Your task: Find the line with "Clone this chart in Plotly." and the line with "import plotly.graph_objects as go", then repeat both of them and every line in between exactly. Omit the pictures.

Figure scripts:
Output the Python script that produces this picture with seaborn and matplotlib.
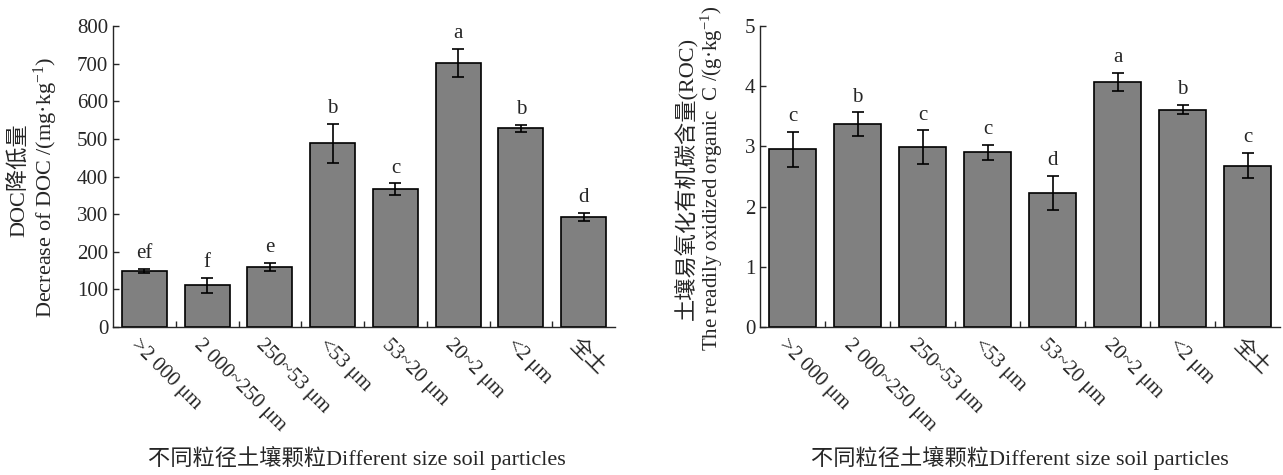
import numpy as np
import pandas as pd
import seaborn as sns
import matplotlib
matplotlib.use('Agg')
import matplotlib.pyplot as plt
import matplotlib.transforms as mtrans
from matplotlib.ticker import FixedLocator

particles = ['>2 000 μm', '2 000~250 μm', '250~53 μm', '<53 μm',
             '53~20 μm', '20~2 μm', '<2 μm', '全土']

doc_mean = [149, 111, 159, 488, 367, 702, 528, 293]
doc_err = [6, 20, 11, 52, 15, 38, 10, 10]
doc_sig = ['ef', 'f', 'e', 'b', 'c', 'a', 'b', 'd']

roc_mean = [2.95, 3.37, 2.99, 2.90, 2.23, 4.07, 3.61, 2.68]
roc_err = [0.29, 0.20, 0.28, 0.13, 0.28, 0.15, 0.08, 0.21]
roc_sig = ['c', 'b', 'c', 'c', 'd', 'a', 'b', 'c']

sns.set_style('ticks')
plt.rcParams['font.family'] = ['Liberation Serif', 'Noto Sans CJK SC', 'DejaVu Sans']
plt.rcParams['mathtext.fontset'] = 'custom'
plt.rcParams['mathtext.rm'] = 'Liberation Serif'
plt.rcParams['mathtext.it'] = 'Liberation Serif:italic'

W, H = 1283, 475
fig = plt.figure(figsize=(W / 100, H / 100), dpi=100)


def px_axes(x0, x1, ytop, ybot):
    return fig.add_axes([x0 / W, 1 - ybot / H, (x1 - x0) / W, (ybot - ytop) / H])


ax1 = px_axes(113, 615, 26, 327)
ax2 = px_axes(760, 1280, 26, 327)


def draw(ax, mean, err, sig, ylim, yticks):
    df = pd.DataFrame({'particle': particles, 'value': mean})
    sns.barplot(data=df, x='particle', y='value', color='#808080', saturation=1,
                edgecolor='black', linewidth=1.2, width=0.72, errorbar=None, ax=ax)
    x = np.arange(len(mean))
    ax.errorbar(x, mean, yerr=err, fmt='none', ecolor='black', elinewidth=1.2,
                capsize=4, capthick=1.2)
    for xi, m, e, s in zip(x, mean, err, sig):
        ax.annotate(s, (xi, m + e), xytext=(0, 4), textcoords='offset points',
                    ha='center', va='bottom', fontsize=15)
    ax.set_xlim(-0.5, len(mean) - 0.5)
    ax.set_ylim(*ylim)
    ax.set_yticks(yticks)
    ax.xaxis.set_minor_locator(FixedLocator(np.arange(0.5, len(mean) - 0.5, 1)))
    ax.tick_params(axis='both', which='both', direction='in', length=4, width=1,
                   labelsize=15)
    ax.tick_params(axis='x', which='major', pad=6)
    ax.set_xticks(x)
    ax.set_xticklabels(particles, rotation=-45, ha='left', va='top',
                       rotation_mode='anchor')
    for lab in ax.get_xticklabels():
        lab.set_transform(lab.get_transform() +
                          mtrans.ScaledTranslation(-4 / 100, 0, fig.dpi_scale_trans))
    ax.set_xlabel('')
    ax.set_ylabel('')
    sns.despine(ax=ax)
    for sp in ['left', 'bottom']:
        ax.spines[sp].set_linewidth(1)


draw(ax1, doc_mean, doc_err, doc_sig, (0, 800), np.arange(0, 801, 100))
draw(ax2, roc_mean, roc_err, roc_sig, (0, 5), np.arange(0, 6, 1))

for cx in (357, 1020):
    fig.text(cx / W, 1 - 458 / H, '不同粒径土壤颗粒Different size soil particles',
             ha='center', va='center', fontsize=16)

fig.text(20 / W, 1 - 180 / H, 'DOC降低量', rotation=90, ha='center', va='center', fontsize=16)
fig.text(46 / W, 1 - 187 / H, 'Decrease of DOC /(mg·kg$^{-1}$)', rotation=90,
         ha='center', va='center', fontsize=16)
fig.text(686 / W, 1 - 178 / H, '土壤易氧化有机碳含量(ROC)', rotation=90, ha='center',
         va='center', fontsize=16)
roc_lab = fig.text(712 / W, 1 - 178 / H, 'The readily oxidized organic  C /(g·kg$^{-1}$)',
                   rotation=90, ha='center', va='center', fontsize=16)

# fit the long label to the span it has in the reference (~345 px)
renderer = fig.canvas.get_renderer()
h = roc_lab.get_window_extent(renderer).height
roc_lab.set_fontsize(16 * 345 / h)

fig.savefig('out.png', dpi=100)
---
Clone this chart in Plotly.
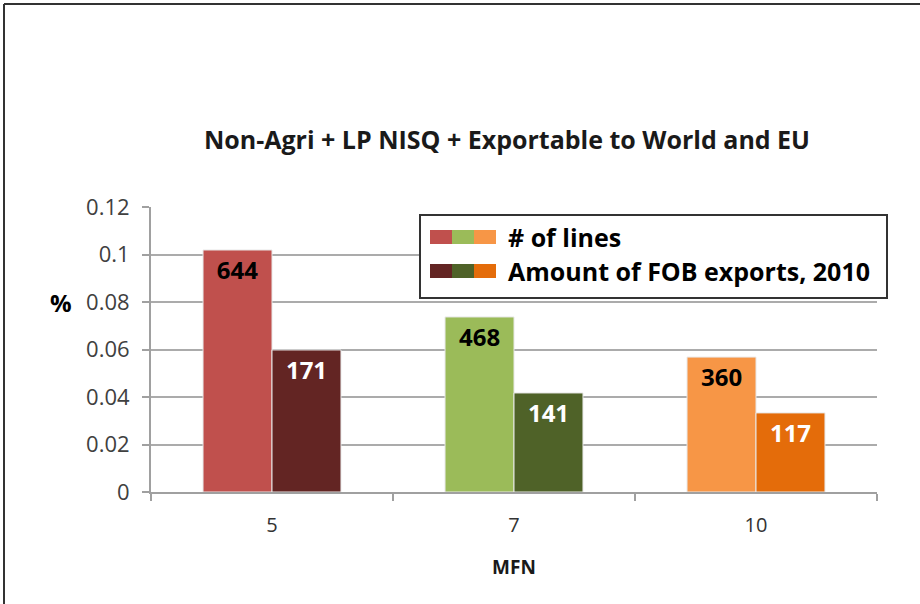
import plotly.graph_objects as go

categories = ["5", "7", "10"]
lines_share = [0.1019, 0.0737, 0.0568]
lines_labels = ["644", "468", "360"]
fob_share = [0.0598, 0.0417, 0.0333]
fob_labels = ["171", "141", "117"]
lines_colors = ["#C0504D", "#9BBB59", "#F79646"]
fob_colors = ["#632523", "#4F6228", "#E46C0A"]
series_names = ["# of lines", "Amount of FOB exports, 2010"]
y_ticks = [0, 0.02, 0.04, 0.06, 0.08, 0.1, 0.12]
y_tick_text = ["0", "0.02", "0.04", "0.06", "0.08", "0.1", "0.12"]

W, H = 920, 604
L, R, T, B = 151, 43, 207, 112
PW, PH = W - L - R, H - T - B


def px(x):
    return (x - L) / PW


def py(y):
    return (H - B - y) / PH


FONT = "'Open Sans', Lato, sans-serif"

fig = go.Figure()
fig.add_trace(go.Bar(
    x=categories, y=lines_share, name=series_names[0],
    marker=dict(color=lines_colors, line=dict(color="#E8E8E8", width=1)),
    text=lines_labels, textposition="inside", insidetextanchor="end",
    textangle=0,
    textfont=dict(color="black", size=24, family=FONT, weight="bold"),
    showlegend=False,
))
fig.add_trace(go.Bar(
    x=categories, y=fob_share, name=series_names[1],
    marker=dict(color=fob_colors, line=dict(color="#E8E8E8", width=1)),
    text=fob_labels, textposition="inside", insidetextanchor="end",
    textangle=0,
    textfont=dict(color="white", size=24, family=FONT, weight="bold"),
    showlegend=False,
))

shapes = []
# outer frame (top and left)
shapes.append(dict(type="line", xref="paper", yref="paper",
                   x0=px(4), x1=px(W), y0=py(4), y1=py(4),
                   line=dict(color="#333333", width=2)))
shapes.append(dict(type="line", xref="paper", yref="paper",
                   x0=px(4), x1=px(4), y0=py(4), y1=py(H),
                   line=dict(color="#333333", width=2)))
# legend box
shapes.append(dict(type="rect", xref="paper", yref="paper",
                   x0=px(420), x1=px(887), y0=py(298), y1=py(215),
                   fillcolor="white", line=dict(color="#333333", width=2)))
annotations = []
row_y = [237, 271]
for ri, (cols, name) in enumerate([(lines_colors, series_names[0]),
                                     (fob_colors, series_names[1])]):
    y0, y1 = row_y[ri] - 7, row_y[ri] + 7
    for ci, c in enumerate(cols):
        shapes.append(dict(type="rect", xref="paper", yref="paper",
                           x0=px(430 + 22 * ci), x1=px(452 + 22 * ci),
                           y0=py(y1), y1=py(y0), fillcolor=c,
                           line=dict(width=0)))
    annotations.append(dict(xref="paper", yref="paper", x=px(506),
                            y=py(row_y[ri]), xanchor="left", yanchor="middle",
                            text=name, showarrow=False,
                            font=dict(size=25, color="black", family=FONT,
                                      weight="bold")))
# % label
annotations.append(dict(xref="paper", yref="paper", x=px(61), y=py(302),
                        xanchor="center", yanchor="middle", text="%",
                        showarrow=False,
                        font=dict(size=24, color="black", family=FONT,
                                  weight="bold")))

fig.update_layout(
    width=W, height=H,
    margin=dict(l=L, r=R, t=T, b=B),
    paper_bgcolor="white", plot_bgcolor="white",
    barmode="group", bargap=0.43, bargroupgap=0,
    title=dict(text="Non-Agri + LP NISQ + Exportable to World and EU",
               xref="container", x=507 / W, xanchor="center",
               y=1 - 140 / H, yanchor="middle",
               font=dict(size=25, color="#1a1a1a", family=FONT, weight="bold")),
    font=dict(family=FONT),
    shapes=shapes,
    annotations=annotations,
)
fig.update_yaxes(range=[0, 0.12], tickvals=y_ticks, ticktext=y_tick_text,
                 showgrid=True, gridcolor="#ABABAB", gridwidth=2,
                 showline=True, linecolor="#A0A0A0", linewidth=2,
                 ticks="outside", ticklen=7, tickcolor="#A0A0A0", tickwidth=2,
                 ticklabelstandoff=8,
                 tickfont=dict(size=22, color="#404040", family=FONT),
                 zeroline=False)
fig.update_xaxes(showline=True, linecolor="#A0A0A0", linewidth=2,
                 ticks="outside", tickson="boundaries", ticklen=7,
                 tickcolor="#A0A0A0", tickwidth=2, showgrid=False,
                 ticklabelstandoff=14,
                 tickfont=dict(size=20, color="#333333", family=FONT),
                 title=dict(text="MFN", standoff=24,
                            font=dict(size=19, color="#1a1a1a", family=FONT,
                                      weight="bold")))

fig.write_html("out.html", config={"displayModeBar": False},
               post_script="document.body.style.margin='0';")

Response to the exercise:
Clone this chart in Plotly.
import plotly.graph_objects as go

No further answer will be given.